For the preprocessor stuff parser/Preprocessor_DOM.php, however the
logic there is actually fairly more complex than what we'll even need.
I'm trying to find a way to get nested things to work right, without
ruining TimStarling's recent improvements to the memory and speed of
that area of the parser.
I did a small benchmark between:
A) recursive call; Find [[, walk till the closing ]] and do a recursive
call for the stuff in between. (This is similar to what we currently do
now, though we limit to a depth of 2)
B) markers and a single hashtable; As we find [['s we create a stack of
offsets, when a ]] is found we pop the last offset, create a new token
for the hashtable with the contents in between, and replace the text
with a marker. (Though when expanding, we need to expand multiple times
because the content of markers can have markers inside of them as well)
For a real flat setup A) and B) are similar, though A) does have a
slightly lower footprint (But do note that this test is flat string
replacement recursion, there is no link holders setup and we don't run a
setup which we would be running multiple times with the recursion, so a
actual Parser implementation would likely be heavier). However, when you
get into an insane level of nested brackets, A) starts to take 10x the
time that B) takes. This would be why we limit to a depth of 2
recursions, but may actually make using B) to create a tree possible. Of
course, links would never be nested like that, but when you are using a
different order of parsing it does get needed.
I'm considering creating another parser (inheriting from Parser) in
order to start experimenting and working on a different order. That
would allow us to use the Parser_DiffTest to make sure that for all use
cases syntax remains the same. (And also allow us to benchmark).
~Daniel Friesen(Dantman, Nadir-Seen-Fire) of:
-The Nadir-Point Group (
http://nadir-point.com)
--It's Wiki-Tools subgroup (
http://wiki-tools.com)
--The ElectronicMe project (
http://electronic-me.org)
--Games-G.P.S. (
http://ggps.org)
-And Wikia ACG on
Wikia.com (
http://wikia.com/wiki/Wikia_ACG)
--Animepedia (
http://anime.wikia.com)
--Narutopedia (
http://naruto.wikia.com)
Rolf Lampa wrote:
Daniel Friesen skrev:
Timstarling commented that adding links into the
preprocessor would
change they way they are handled and would break cases like
http://sandbox.wiki-tools.com/edit/FakeLink changing the syntax of
WikiText in an incompatible way.
Yes, that's a good example.
<...>However my issue lies in the |, there
is no
strict handling of those and making them "safe" is handled by parsing
links inside of the links before the | is broken up. Works good for the
parser, but not for anything you want to send to a callback.

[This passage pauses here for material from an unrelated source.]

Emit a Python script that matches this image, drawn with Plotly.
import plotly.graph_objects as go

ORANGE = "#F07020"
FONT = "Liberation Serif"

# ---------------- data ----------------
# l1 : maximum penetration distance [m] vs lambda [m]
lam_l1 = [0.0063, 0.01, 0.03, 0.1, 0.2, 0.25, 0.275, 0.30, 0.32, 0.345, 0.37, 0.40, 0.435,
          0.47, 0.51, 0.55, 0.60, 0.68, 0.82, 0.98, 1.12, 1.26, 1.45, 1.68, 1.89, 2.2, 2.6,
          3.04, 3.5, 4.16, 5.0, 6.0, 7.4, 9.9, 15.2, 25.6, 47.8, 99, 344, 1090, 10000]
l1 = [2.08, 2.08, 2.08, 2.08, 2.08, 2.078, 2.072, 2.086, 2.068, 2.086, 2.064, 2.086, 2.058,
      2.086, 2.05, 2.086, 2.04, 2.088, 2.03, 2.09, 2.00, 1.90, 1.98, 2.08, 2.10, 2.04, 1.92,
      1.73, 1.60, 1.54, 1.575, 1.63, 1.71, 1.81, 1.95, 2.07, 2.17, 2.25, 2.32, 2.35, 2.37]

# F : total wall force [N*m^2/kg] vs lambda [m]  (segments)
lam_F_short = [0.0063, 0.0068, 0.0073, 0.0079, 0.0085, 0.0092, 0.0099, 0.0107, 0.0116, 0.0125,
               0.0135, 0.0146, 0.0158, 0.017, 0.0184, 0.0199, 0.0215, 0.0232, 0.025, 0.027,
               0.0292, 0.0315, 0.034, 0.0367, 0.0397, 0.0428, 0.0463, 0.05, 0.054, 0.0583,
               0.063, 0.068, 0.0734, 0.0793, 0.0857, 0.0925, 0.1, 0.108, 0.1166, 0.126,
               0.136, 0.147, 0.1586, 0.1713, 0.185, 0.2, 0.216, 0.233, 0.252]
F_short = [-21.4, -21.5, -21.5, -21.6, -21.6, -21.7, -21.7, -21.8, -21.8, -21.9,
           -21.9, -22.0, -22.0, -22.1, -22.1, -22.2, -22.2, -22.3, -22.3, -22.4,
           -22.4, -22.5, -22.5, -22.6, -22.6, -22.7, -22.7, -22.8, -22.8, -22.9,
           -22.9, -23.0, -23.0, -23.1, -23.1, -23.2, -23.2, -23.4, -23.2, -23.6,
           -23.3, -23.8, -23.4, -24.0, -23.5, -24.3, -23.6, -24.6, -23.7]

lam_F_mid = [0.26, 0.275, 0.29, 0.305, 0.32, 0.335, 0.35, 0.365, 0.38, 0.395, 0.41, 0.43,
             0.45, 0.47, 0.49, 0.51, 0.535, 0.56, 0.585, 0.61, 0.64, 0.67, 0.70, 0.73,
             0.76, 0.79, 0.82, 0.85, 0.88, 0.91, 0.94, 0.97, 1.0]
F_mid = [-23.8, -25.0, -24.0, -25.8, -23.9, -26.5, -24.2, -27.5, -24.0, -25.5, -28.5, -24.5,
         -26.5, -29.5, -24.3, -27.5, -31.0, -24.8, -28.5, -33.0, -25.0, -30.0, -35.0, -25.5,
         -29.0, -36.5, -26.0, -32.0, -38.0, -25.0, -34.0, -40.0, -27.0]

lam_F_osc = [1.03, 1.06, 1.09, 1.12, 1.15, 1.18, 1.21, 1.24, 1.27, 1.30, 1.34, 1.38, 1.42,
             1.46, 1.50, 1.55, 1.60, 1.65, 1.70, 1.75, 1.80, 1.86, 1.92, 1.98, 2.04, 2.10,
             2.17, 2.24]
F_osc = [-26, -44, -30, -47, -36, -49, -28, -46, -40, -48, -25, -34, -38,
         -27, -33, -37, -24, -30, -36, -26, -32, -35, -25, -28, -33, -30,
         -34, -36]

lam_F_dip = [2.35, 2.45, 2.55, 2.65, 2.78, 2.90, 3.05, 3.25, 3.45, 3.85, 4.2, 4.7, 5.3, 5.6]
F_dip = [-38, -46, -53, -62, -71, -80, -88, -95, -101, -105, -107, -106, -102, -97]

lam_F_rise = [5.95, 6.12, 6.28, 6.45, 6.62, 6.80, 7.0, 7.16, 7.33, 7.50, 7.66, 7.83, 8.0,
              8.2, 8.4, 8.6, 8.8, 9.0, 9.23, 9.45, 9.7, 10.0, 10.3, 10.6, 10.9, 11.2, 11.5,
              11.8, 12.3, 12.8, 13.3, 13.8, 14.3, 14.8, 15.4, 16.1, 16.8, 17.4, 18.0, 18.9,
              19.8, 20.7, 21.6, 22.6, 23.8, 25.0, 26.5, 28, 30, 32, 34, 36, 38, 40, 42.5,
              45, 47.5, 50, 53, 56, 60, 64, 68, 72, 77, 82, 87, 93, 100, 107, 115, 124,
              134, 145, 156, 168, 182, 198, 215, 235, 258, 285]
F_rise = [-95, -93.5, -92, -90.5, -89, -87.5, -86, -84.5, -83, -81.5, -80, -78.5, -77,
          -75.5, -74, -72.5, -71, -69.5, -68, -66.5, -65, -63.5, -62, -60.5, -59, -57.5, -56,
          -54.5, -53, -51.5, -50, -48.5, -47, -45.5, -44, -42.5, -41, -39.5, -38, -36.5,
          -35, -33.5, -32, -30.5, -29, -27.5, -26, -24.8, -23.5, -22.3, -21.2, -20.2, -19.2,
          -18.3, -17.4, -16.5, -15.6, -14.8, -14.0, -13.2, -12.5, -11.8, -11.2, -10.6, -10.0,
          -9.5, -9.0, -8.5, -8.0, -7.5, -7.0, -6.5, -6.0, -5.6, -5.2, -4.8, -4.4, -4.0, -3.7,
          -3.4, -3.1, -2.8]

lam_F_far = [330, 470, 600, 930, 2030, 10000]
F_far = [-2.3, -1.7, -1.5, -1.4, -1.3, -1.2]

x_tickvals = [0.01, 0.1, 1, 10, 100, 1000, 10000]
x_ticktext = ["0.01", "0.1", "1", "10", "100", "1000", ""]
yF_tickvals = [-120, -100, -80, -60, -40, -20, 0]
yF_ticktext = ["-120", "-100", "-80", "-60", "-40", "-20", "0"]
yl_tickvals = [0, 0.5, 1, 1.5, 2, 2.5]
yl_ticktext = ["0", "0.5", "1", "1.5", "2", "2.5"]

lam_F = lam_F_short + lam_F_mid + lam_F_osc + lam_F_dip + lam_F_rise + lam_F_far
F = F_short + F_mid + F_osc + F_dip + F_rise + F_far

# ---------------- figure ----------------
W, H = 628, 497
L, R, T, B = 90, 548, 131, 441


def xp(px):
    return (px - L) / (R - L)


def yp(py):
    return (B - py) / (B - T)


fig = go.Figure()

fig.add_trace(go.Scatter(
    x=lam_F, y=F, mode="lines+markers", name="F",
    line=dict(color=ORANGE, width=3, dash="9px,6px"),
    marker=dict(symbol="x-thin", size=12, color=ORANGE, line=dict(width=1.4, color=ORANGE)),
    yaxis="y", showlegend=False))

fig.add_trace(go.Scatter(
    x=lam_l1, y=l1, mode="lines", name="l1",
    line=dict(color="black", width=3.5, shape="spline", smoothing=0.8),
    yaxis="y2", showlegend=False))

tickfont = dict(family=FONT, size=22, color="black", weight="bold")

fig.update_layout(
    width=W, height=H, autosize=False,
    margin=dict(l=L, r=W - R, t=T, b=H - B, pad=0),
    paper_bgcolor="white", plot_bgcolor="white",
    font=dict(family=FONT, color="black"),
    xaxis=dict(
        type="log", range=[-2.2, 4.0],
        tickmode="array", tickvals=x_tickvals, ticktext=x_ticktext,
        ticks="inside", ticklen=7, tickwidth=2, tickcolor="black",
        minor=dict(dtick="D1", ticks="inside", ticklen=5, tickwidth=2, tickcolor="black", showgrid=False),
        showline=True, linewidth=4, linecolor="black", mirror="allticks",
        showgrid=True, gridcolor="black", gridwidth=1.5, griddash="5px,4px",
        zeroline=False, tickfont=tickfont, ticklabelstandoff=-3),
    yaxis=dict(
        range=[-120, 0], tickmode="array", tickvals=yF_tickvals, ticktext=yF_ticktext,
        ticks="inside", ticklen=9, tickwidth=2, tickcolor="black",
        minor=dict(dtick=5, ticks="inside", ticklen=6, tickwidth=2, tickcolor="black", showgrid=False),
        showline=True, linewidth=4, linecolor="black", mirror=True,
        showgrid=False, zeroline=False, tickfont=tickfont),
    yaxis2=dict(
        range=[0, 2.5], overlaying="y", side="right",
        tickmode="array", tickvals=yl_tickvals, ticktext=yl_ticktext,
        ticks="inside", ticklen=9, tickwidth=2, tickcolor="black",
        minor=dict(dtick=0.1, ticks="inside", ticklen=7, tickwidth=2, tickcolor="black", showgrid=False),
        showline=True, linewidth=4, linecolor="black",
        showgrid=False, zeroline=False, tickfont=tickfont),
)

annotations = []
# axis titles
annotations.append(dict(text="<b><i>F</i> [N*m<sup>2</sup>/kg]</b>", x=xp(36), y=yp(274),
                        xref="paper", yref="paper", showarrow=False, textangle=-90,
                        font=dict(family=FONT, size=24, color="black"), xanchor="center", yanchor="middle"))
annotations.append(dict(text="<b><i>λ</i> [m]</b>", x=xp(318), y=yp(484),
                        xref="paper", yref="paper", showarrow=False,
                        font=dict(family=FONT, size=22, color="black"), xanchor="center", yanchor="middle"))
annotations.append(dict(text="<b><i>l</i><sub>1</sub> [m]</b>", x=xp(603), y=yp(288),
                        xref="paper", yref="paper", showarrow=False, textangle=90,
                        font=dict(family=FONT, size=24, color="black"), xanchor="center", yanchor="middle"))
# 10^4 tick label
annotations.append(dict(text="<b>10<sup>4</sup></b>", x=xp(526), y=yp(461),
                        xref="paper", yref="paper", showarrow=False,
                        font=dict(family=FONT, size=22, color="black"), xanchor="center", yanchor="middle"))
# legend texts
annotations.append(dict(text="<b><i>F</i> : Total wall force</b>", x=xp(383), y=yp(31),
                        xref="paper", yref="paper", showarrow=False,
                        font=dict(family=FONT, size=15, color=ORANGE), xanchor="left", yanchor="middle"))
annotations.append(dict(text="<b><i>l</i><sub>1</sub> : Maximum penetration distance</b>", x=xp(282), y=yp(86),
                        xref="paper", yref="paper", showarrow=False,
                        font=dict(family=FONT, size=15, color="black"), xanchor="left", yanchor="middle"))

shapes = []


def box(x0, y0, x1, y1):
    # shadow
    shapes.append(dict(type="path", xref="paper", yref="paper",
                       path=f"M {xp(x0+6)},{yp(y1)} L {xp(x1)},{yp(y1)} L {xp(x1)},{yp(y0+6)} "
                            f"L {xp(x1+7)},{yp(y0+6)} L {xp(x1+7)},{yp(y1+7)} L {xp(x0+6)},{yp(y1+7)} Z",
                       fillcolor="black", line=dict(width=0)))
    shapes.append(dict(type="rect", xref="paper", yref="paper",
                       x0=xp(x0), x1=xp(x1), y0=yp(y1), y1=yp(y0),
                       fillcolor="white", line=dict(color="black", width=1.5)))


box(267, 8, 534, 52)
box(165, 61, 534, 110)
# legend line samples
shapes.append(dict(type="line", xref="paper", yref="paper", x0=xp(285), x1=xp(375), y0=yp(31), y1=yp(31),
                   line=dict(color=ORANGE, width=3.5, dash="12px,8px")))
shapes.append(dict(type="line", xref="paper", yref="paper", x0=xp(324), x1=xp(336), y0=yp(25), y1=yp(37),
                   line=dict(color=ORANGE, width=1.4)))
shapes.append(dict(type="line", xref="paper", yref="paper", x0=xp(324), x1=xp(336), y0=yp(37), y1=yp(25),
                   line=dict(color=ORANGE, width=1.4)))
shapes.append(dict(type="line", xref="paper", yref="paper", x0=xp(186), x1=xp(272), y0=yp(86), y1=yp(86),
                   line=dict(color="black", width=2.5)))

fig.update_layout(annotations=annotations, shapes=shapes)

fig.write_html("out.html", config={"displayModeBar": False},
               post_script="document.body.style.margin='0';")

A temporary hint for extension writers (until a final generic solution
is available in the framework) is to count the brackets and count the
pipes only while at the "main-link" level, that is:
0. Start a loop examining the string or string fragment.
1. Count UP on [ brackets. // $BracketsCnt++
2. Count DOWN on ] brackets. // $BracketsCnt--
3. Count | (pipes) ONLY when
BracketsCnt equals two // if ( $BracketsCnt = 2 )
PipeCnt++
4. Break loop if more than one pipe // if ( $PipesCnt > 1 ) Exit;
was found
This would determine this syntax error in this link
"[[ | | ]]" as well as in "[[ | [[ | | ]] ]]" (on the second call if
called recursively).
So the plan is to actually build an object tree
similar to the Frames
and Parts the preprocessor uses. This'll allow for better handling of
things inside of callbacks.
Which php file do you recommend me to start look at for this logic?
Regards,
// Rolf Lampa